MATERIAL:
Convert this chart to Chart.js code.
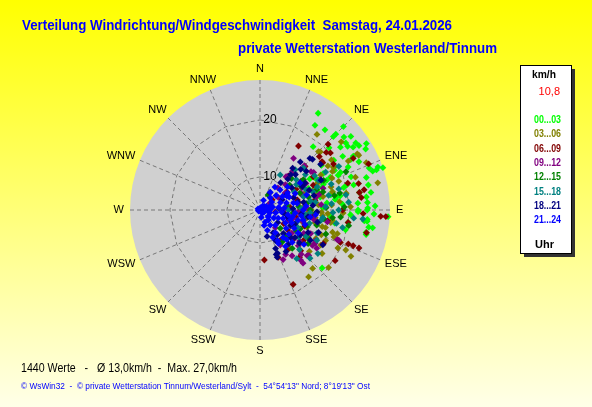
<!DOCTYPE html>
<html>
<head>
<meta charset="utf-8">
<title>Verteilung Windrichtung/Windgeschwindigkeit</title>
<script src="https://cdn.jsdelivr.net/npm/chart.js@4.4.1/dist/chart.umd.min.js"></script>
<style>
  html, body { margin: 0; padding: 0; width: 592px; height: 407px; overflow: hidden; background: #ffff00; }
  #rose { display: block; }
</style>
</head>
<body>
<canvas id="rose" width="592" height="407"></canvas>
<script>
// compass labels, clockwise from north
const directions = ['N', 'NNE', 'NE', 'ENE', 'E', 'ESE', 'SE', 'SSE', 'S', 'SSW', 'SW', 'WSW', 'W', 'WNW', 'NW', 'NNW'];
// speed rings (km/h) and the range of the radial axis
const speedTicks = [10, 20];
const RMIN = 4.2;
const RMAX = 27;

// legend / time groups
const timeGroups = ['00...03', '03...06', '06...09', '09...12', '12...15', '15...18', '18...21', '21...24'];
const groupColors = ['#00ff00', '#808000', '#800000', '#800080', '#008000', '#008080', '#000080', '#0000ff'];

// readings [direction in degrees, speed in km/h]
const g0003 = [[31,24.0],[33,21.9],[39,22.3],[45,24.9],[45,22.4],[51,24.7],[40,18.7],[52,22.1],[52,23.3],[56,23.9],
  [57,24.9],[58,26.2],[56,19.8],[57,21.5],[60,23.1],[64,23.5],[70,26.2],[71,27.0],[71,25.1],[73,23.7],
  [64,21.4],[66,19.2],[65,17.8],[70,21.2],[75,21.2],[77,23.7],[80,21.9],[81,23.9],[83,23.0],[89,23.1],
  [90,21.4],[75,19.4],[80,18.0],[76,17.3],[86,23.1],[88,24.4],[93,26.7],[96,22.6],[96,23.1],[99,24.2],
  [103,23.3],[90,23.0],[86,18.7],[93,20.1],[98,19.8],[102,23.2],[91,21.4],[95,23.1],[99,23.5],[86,21.4],
  [133,19.1],[103,19.6],[78,16.9],[80,18.5],[45,23.0],[49,23.7],[54,23.2],[55,24.7],[60,25.6],[61,22.4],
  [60,19.2],[65,19.8],[69,24.7],[71,25.8],[92,24.2],[62,15.5],[68,16.2],[72,14.8],[60,17.0],[84,16.0],
  [88,15.2],[66,13.5],[54,17.5],[48,20.5],[62,19.0],[74,20.0],[100,17.5],[58,14.5],[70,15.8],[78,15.0],
  [82,17.5],[95,16.5],[66,17.0]];
const g0306 = [[37,20.8],[50,22.8],[61,24.0],[66,24.6],[77,25.4],[46,18.9],[61,21.9],[60,19.1],[70,18.9],[71,21.9],
  [88,20.1],[72,17.3],[79,19.6],[45,18.7],[60,23.9],[57,18.4],[62,18.6],[100,16.8],[115,20.8],[117,22.1],
  [130,19.9],[138,18.0],[144,18.7],[107,17.5],[107,18.4],[102,14.7],[127,13.8],[117,15.2],[142,12.7],[95,15.2],
  [105,16.1],[103,14.1],[105,15.5],[110,18.0],[116,19.4],[115,16.9],[94,12.5],[106,12.0],[65,15.3],[76,17.3],
  [69,12.7],[80,11.1],[81,13.6],[93,16.1],[85,14.5],[90,13.2],[98,17.0],[84,18.2],[92,18.8],[120,14.0],
  [110,13.0],[75,14.2],[66,18.0],[70,14.0],[78,15.5],[86,16.8],[92,15.0],[98,14.0],[100,12.5],[112,15.8],
  [120,16.5],[125,17.5],[130,15.5],[85,12.0],[60,16.5],[55,19.5]];
const g0609 = [[46,20.8],[61,22.9],[80,21.9],[92,22.3],[93,25.4],[49,19.6],[52,18.0],[73,20.3],[90,18.7],[31,17.3],
  [48,18.2],[53,18.0],[51,20.1],[79,22.8],[83,22.1],[67,24.9],[93,26.3],[75,22.1],[112,19.4],[111,20.8],
  [111,21.7],[111,22.8],[124,20.1],[156,18.5],[175,13.0],[159,13.1],[102,23.3],[98,19.8],[118,16.8],[56,9.9],
  [98,6.9],[126,10.2],[146,12.7],[135,14.3],[146,10.6],[58,19.4],[46,15.2],[58,15.2],[99,16.2],[101,10.6],
  [50,7.0],[70,12.0],[85,9.5],[110,12.5],[120,9.0],[65,14.5],[95,13.5],[130,12.0],[40,12.0],[55,13.0],
  [75,11.0],[80,14.0],[90,11.5],[105,10.0],[115,11.0],[125,13.5],[140,15.0],[60,11.5]];
const g0912 = [[33,15.0],[45,15.2],[38,11.6],[39,9.2],[121,15.5],[124,16.2],[137,14.8],[155,13.8],[111,19.0],[141,15.5],
  [141,16.2],[133,15.9],[124,15.3],[119,15.3],[111,18.7],[100,16.2],[39,11.8],[56,8.1],[55,6.3],[93,10.9],
  [77,14.3],[150,11.3],[134,15.7],[133,13.4],[126,11.1],[55,15.7],[71,15.9],[104,10.2],[139,8.3],[118,12.9],
  [56,9.5],[53,15.4],[63,16.1],[80,12.0],[90,8.5],[110,9.5],[70,10.5],[100,13.8],[85,15.0],[62,12.5],
  [45,10.5],[60,13.5],[68,12.0],[75,15.0],[88,12.5],[95,11.5],[105,12.0],[115,14.0],[128,13.0],[145,14.0],
  [150,13.2],[40,13.0],[50,8.0]];
const g1215 = [[28,7.2],[120,13.9],[96,17.0],[93,14.0],[132,9.0],[154,9.5],[132,11.1],[66,20.7],[95,18.4],[74,15.7],
  [79,17.5],[67,11.8],[113,10.9],[85,11.0],[75,13.0],[105,14.5],[60,12.5],[88,15.8],[100,12.0],[120,11.5],
  [140,13.0],[80,9.0],[110,16.5],[50,11.0],[95,10.0],[45,12.0],[55,13.5],[70,14.8],[82,12.5],[90,13.0],
  [98,15.5],[108,13.0],[115,12.0],[125,14.5],[135,10.5],[145,11.0],[65,16.5],[78,18.5],[88,19.0],[100,20.0]];
const g1518 = [[30,11.3],[41,13.6],[46,14.8],[63,15.7],[95,20.7],[95,22.3],[85,19.8],[87,15.7],[134,16.4],[143,14.9],
  [52,14.3],[60,17.5],[61,20.0],[90,9.2],[73,12.2],[71,14.0],[115,11.5],[127,16.9],[90,5.4],[96,12.2],
  [97,15.3],[78,16.5],[82,14.0],[100,17.8],[105,13.2],[66,13.0],[55,12.0],[88,11.5],[120,13.5],[112,15.0],
  [92,17.0],[75,18.5],[50,12.5],[58,15.5],[68,15.0],[80,13.2],[85,16.8],[93,13.0],[100,15.0],[108,11.0],
  [118,15.5],[125,12.5],[135,14.0],[70,17.5],[62,11.0],[90,18.0],[102,19.0],[80,19.5]];
const g1821 = [[46,17.0],[40,15.2],[41,12.4],[53,17.5],[44,16.8],[45,14.3],[64,16.1],[160,12.5],[150,8.8],[158,12.4],
  [119,16.8],[121,14.5],[153,10.2],[45,13.0],[59,13.4],[101,9.0],[61,12.7],[37,10.2],[30,7.7],[117,10.2],
  [111,15.2],[128,12.0],[158,11.5],[160,13.0],[97,8.3],[98,12.7],[70,10.5],[80,12.0],[88,10.0],[108,12.5],
  [135,10.0],[140,12.0],[75,14.0],[92,14.2],[55,11.0],[125,8.0],[65,8.5],[115,13.5],[42,11.5],[50,14.8],
  [68,13.5],[78,11.0],[85,13.5],[95,11.5],[102,14.5],[112,10.8],[122,12.5],[132,11.5],[145,9.5],[148,12.8],
  [165,9.0],[60,9.5],[85,7.5],[105,9.2],[130,13.2],[38,13.5]];
const g2124 = [[10,4.6],[90,4.7],[146,4.9],[131,6.1],[33,9.0],[77,6.5],[114,7.7],[117,9.2],[100,9.2],[95,10.4],
  [105,11.1],[78,10.2],[59,8.8],[58,9.9],[146,9.0],[146,7.4],[108,12.5],[121,12.0],[135,12.2],[151,10.9],
  [98,13.1],[157,6.5],[56,6.7],[45,9.2],[56,12.7],[103,12.0],[150,10.4],[70,8.0],[85,8.5],[80,10.8],
  [90,11.8],[100,7.0],[110,8.5],[125,9.8],[135,8.0],[65,11.0],[50,10.5],[88,6.0],[120,7.0],[140,10.5],
  [72,12.8],[95,14.0],[128,14.0],[60,5.5],[118,5.0],[160,8.0],[40,7.0],[105,6.0],[20,6.0],[30,7.8],
  [48,8.0],[62,9.5],[75,9.0],[82,7.5],[95,8.0],[102,10.0],[112,10.2],[118,11.0],[130,10.8],[138,11.2],
  [145,12.0],[155,9.5],[165,7.0],[170,5.5],[140,6.5],[125,6.0],[92,5.5],[70,6.0],[50,5.2],[35,5.0],
  [260,4.5],[300,4.6],[230,4.5],[108,9.8],[98,11.5],[85,12.3],[66,9.8]];
const groupData = [g0003, g0306, g0609, g0912, g1215, g1518, g1821, g2124];

// polar reading -> cartesian values for the scatter scales
function toXY(p) {
  const a = p[0] * Math.PI / 180;
  const r = p[1] - RMIN;
  return { x: r * Math.sin(a), y: r * Math.cos(a) };
}

function toPixel(chart, dir, speed) {
  const v = toXY([dir, speed]);
  return { x: chart.scales.x.getPixelForValue(v.x), y: chart.scales.y.getPixelForValue(v.y) };
}

const roseFrame = {
  id: 'roseFrame',
  beforeDraw(chart) {
    const ctx = chart.ctx;
    const c = toPixel(chart, 0, RMIN);
    const R = toPixel(chart, 90, RMAX).x - c.x;

    ctx.save();
    // yellow page background
    const bg = ctx.createLinearGradient(0, 0, 0, chart.height);
    bg.addColorStop(0, '#ffff00');
    bg.addColorStop(1, '#ffffe8');
    ctx.fillStyle = bg;
    ctx.fillRect(0, 0, chart.width, chart.height);

    // grey disk
    ctx.beginPath();
    ctx.arc(c.x, c.y, R, 0, Math.PI * 2);
    ctx.fillStyle = '#d0d0d0';
    ctx.fill();

    // dashed spokes and rings
    ctx.setLineDash([4, 3]);
    ctx.strokeStyle = '#787878';
    ctx.lineWidth = 1;
    directions.forEach((d, i) => {
      const p = toPixel(chart, i * 22.5, RMAX);
      ctx.beginPath();
      ctx.moveTo(c.x, c.y);
      ctx.lineTo(p.x, p.y);
      ctx.stroke();
    });
    speedTicks.forEach(t => {
      ctx.beginPath();
      directions.forEach((d, i) => {
        const p = toPixel(chart, i * 22.5, t);
        if (i === 0) ctx.moveTo(p.x, p.y); else ctx.lineTo(p.x, p.y);
      });
      ctx.closePath();
      ctx.stroke();
    });
    ctx.setLineDash([]);

    // direction labels
    ctx.font = '11px "Liberation Sans", Arial, sans-serif';
    ctx.fillStyle = '#000000';
    ctx.textAlign = 'center';
    ctx.textBaseline = 'middle';
    directions.forEach((d, i) => {
      const a = i * 22.5 * Math.PI / 180;
      const w = ctx.measureText(d).width;
      const x = c.x + (R + 6) * Math.sin(a) + Math.sin(a) * w / 2;
      const y = c.y - (R + 6) * Math.cos(a) - Math.cos(a) * 5;
      ctx.fillText(d, x, y);
    });

    // speed tick labels
    ctx.font = '12px "Liberation Sans", Arial, sans-serif';
    speedTicks.forEach(t => {
      const p = toPixel(chart, 0, t);
      ctx.fillText(String(t), p.x + 10, p.y);
    });

    // titles
    ctx.textAlign = 'left';
    ctx.fillStyle = '#0000ff';
    ctx.font = 'bold 15px "Liberation Sans", Arial, sans-serif';
    ctx.fillText('Verteilung Windrichtung/Windgeschwindigkeit  Samstag, 24.01.2026', 22, 26, 430);
    ctx.fillText('private Wetterstation Westerland/Tinnum', 238, 49, 259);

    // footer
    ctx.fillStyle = '#000000';
    ctx.font = '12px "Liberation Sans", Arial, sans-serif';
    ctx.fillText('1440 Werte   -   \u00d8 13,0km/h  -  Max. 27,0km/h', 21, 369, 216);
    ctx.fillStyle = '#0000ff';
    ctx.font = '9px "Liberation Sans", Arial, sans-serif';
    ctx.fillText('\u00a9 WsWin32  -  \u00a9 private Wetterstation Tinnum/Westerland/Sylt  -  54\u00b054\'13" Nord; 8\u00b019\'13" Ost', 21, 387, 349);

    // legend box with shadow
    ctx.fillStyle = '#333333';
    ctx.fillRect(524, 69, 51, 188);
    ctx.fillStyle = '#ffffff';
    ctx.fillRect(520, 65, 51, 188);
    ctx.strokeStyle = '#000000';
    ctx.strokeRect(520.5, 65.5, 51, 188);

    ctx.fillStyle = '#000000';
    ctx.font = 'bold 11px "Liberation Sans", Arial, sans-serif';
    ctx.fillText('km/h', 532, 75, 24);
    ctx.fillStyle = '#ff0000';
    ctx.font = '11px "Liberation Sans", Arial, sans-serif';
    ctx.textAlign = 'right';
    ctx.fillText('10,8', 560, 92);
    ctx.textAlign = 'left';
    ctx.font = 'bold 11px "Liberation Sans", Arial, sans-serif';
    timeGroups.forEach((t, i) => {
      ctx.fillStyle = groupColors[i];
      ctx.fillText(t, 534, 120 + i * 14.3, 27);
    });
    ctx.fillStyle = '#000000';
    ctx.fillText('Uhr', 535, 245, 19);
    ctx.restore();
  }
};

const ctx = document.getElementById('rose').getContext('2d');
const RANGE = RMAX - RMIN;

new Chart(ctx, {
  type: 'scatter',
  data: {
    datasets: groupData.map((g, i) => ({
      label: timeGroups[i],
      data: g.map(toXY),
      backgroundColor: groupColors[i],
      borderWidth: 0,
      pointStyle: 'rectRot',
      pointRadius: 3.4,
      order: groupData.length - 1 - i,
      clip: false
    }))
  },
  options: {
    responsive: false,
    animation: false,
    events: [],
    layout: { padding: { left: 130, top: 80, right: 202, bottom: 67 } },
    plugins: { legend: { display: false }, tooltip: { enabled: false } },
    scales: {
      x: { type: 'linear', min: -RANGE, max: RANGE, display: false },
      y: { type: 'linear', min: -RANGE, max: RANGE, display: false }
    }
  },
  plugins: [roseFrame]
});
</script>
</body>
</html>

AIM:
Restate each line from the start of the listing through the line bearing "const RMAX = 27;" word for word. Drop the pictures.

SOLVED EXERCISE:
Convert this chart to Chart.js code.
<!DOCTYPE html>
<html>
<head>
<meta charset="utf-8">
<title>Verteilung Windrichtung/Windgeschwindigkeit</title>
<script src="https://cdn.jsdelivr.net/npm/chart.js@4.4.1/dist/chart.umd.min.js"></script>
<style>
  html, body { margin: 0; padding: 0; width: 592px; height: 407px; overflow: hidden; background: #ffff00; }
  #rose { display: block; }
</style>
</head>
<body>
<canvas id="rose" width="592" height="407"></canvas>
<script>
// compass labels, clockwise from north
const directions = ['N', 'NNE', 'NE', 'ENE', 'E', 'ESE', 'SE', 'SSE', 'S', 'SSW', 'SW', 'WSW', 'W', 'WNW', 'NW', 'NNW'];
// speed rings (km/h) and the range of the radial axis
const speedTicks = [10, 20];
const RMIN = 4.2;
const RMAX = 27;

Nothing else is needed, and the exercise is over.